If half the hoteliers’ time is spent online, is everything else covered during the second half of the day? Are we forgetting that the business is first about developing unique branded concepts that are matching the identified guest segment expectations and create an experience that will make the stay memorable? Or are we simply losing focus?

I feel that, sometimes, online tools are mistakenly becoming an end-goal rather than a means-goal.
Creating a memorable guest experience is the end-goal. Twitter&Co is a means-goal.

Internet is a magnifier

The Internet has changed our lives all together by giving us access quickly to information that was confidential before. It is especially true for the hospitality industry where the Internet has been a magnifier, giving the unique opportunity for independent hotels to quickly make a name for themselves and “advertise” widely their unique selling points and for guests to get endless alternatives.
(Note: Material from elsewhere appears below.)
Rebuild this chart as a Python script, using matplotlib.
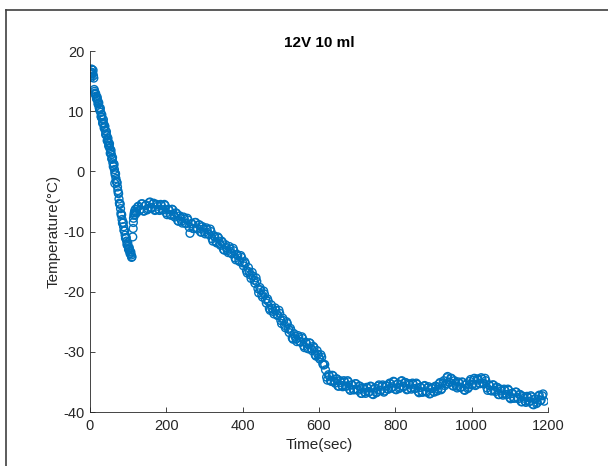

However when a hotel is wrongly managed, with poor maintenance and approximate service, there is nothing that Twitter or Facebook can do about it. Issues are only going to be magnified. So get it right in your own backyard, figure out what your brand promises are, roll them out and then make it known. Or it will backfire on you (Tripadvisor being the best example of an online magnifier).

I am purposely being controversial as I know very well the power of the new media tools when they are well managed, however, it is always enriching to review our goals and separate the end-goals from the means-goals, and not lose focus.